No Need for Speed
No Need for Speed
By: James Trusty
In most U.S. District Courts, the trial date for a defendant who is not incarcerated is typically many months—and often easily over a year—from the time of his or her initial appearance after indictment. Many trials are resolved by plea agreements without ever having set a “real” trial date. There is lip service to the constitutional notion of a Speedy Trial, and the easily avoidable clock ticking under a statutory Speedy Trial framework, but of the single-digit small percentage of cases that actually proceed to trial, most wait 12-18 months (or more, depending on complexity) for their onset. The scheduling of Former President Trump’s criminal case in Washington, D.C., however, is shaping up to be quite different than almost any other prosecution in history.
The guarantee of a Speedy Trial has its origins in the notion that the government should not lock up individuals who are presumed innocent and have them detained for months or years before given an opportunity to exonerate themselves. It can be a Pyrrhic victory indeed for a defendant to serve a couple of years in jail, to win at trial, and to learn that the maximum penalty for the crime was less than what he already “served” in a pretrial setting. And while there is a largely academic “public” right to a speedy trial, the heart of the protection lies with the defendant.
Enter the machinations within U.S. v. Donald J. Trump, Criminal Action Number 23-257 (TSC). At the August scheduling conference for this insurrection-without-charging-insurrection case, Jack Smith pushed for jury selection in December and a trial in January. Trump’s team asked for a highly improbable mid-2026 start date. Judge Chutkan settled on March 4, 2024, the day before the Super Tuesday primary, and a date markedly closer to Smith’s high-speed suggestion. Defense counsel noted that there were millions of pages of discovery materials to sift through and that they could not be ready that quickly, but the judge displayed no sympathy for that position—at least that early into the case–and she announced an unwillingness to let a defendant’s professional obligations (or political aspirations, in this case) serve as a basis for delay. By contrast, in South Florida, Judge Aileen Cannon has taken a more typical, incremental approach to the Mar-a-Lago documents case scheduling. She is concerned that the process of sifting through classified materials for use at trial (“CIPA” procedures) is going slowly so while she set a trial date for next year, she has also suggested that the date is not in stone. The parties will come back to court in March to give her a progress report, and presumably at that point a final trial date will be set. Judge Cannon has also suggested that it is entirely appropriate for her to consider the calendars of all the parties when it comes to setting a trial date—and from my 23 years in federal courts, that desire to set a collectively acceptable trial date is the norm, not the exception.
Meanwhile, back in D.C., the defense raised the issue of presidential immunity, which was shot down by the trial judge in her December 1st order. Six days later, the defense appealed the ruling to the Court of Appeals for the D.C. Circuit. Typically, the Court of Appeals ruling would not likely come before early March’s trial date. Consequently, the prosecutors did something quite unusual, as they calculated the calendar of the appeal—they asked the Supreme Court to jump in and make a ruling without waiting for the intermediate court’s decision. The express reason for the petition, which was granted this week, was to do everything possible to keep the March 4 trial date.

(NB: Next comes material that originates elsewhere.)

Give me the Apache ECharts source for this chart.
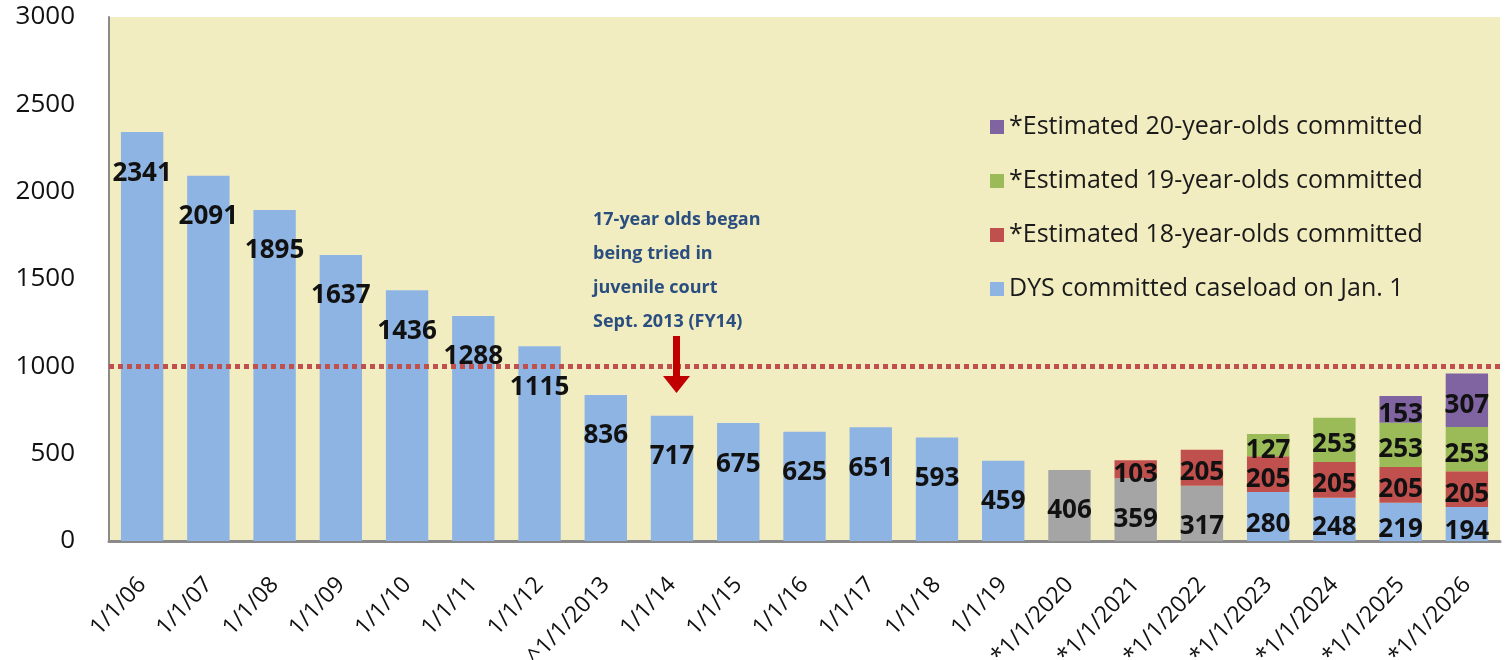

In explaining the need for expedited SCOTUS involvement, DOJ wrote, “Nothing could be more vital to our democracy than that a President who abuses the electoral system to remain in office is held accountable for criminal conduct.” Flowery and pejorative language aside, the quote does not explain the obsessive need to try the case on Super Tuesday eve. More directly, the government later explains its basis as, “The public interest in a broad sense, as well as the constitutional guarantee of a speedy trial.” I, for one, am not overly comfortable with DOJ prosecutors authoritatively declaring the public’s interest. But more fundamentally, we have to ask why in this case, and really this case only, has Merick Garland’s Special Counsel continuously pushed for such an early trial date? Is the prosecution’s keen interest in a speedy trial one of principle or one of politics?

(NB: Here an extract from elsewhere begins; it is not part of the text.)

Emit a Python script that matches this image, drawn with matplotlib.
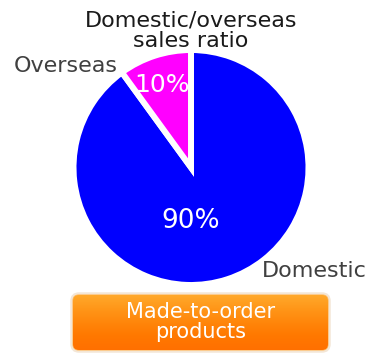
import matplotlib
matplotlib.use("Agg")
import matplotlib.pyplot as plt
import numpy as np
from matplotlib.patches import FancyBboxPatch

# data
categories = ["Domestic", "Overseas"]
shares = [90, 10]
colors = ["#0000ff", "#ff00ff"]
title = "Domestic/overseas\nsales ratio"
button_text = "Made-to-order\nproducts"

W, H = 376, 354
fig = plt.figure(figsize=(W / 100, H / 100), dpi=100)
ax = fig.add_axes([0, 0, 1, 1])

ax.pie(shares, colors=colors, startangle=90, counterclock=False,
       center=(191, H - 167.5), radius=117.5,
       wedgeprops=dict(edgecolor="white", linewidth=4.3))
ax.set_xlim(0, W)
ax.set_ylim(0, H)
ax.set_aspect("equal")
ax.axis("off")

font = "DejaVu Sans"
# multi-line text with va="baseline" aligns on the last line
ax.text(191, H - 47, title, ha="center", va="baseline", fontsize=16,
        color="#1a1a1a", family=font, linespacing=1.05)

# category labels
ax.text(14, H - 72, categories[1], ha="left", va="baseline", fontsize=16,
        color="#404040", family=font)
ax.text(262, H - 277, categories[0], ha="left", va="baseline", fontsize=16,
        color="#404040", family=font)

# percentage labels
ax.text(191, H - 228, f"{shares[0]}%", ha="center", va="baseline",
        fontsize=19, color="white", family=font)
ax.text(162, H - 92, f"{shares[1]}%", ha="center", va="baseline",
        fontsize=18, color="white", family=font)

# orange button with soft shadow
bx0, bx1, by0, by1 = 73, 328, H - 350, H - 295
shadow = FancyBboxPatch((bx0 - 1, by0 - 1), bx1 - bx0 + 2, by1 - by0 + 2,
                        boxstyle="round,pad=0,rounding_size=7",
                        facecolor="none", edgecolor="#f3e6d6", linewidth=2.5,
                        zorder=0.5)
ax.add_patch(shadow)
box = FancyBboxPatch((bx0, by0), bx1 - bx0, by1 - by0,
                     boxstyle="round,pad=0,rounding_size=6",
                     facecolor="none", edgecolor="#ffc070", linewidth=1.0)
ax.add_patch(box)
grad = np.linspace(0, 1, 64).reshape(-1, 1)
cmap = matplotlib.colors.LinearSegmentedColormap.from_list(
    "btn", ["#ffa82a", "#ff9618", "#ff860a", "#ff7800", "#ff7000"])
im = ax.imshow(grad, extent=(bx0, bx1, by0, by1), cmap=cmap,
               aspect="auto", origin="upper", zorder=1)
im.set_clip_path(box)
ax.text((bx0 + bx1) / 2, H - 338, button_text, ha="center",
        va="baseline", fontsize=15, color="white", family=font,
        linespacing=1.0, zorder=3)

ax.set_xlim(0, W)
ax.set_ylim(0, H)
fig.savefig("out.png", dpi=100)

The underlying issue itself – whether prosecution of a former President for allegations during his presidency is constitutionally permissible (or whether there is a way to carve up immunity between “core responsibilities” and conduct essentially unrelated to holding office) is an interesting and important one. SCOTUS is poised to make a historic, and apparently expedited, decision. But lost in the procedural shuffle is a DOJ level of aggression—and an apparently similar sentiment from the trial judge – that is propelling a complicated, unique, and historic prosecution along an unnecessarily fast track. Whatever the verdict and any outcome on appeal, a rush to convict and imprison a presidential candidate before the election will cause more systemic damage to our criminal justice system than would displays of fairness and patience.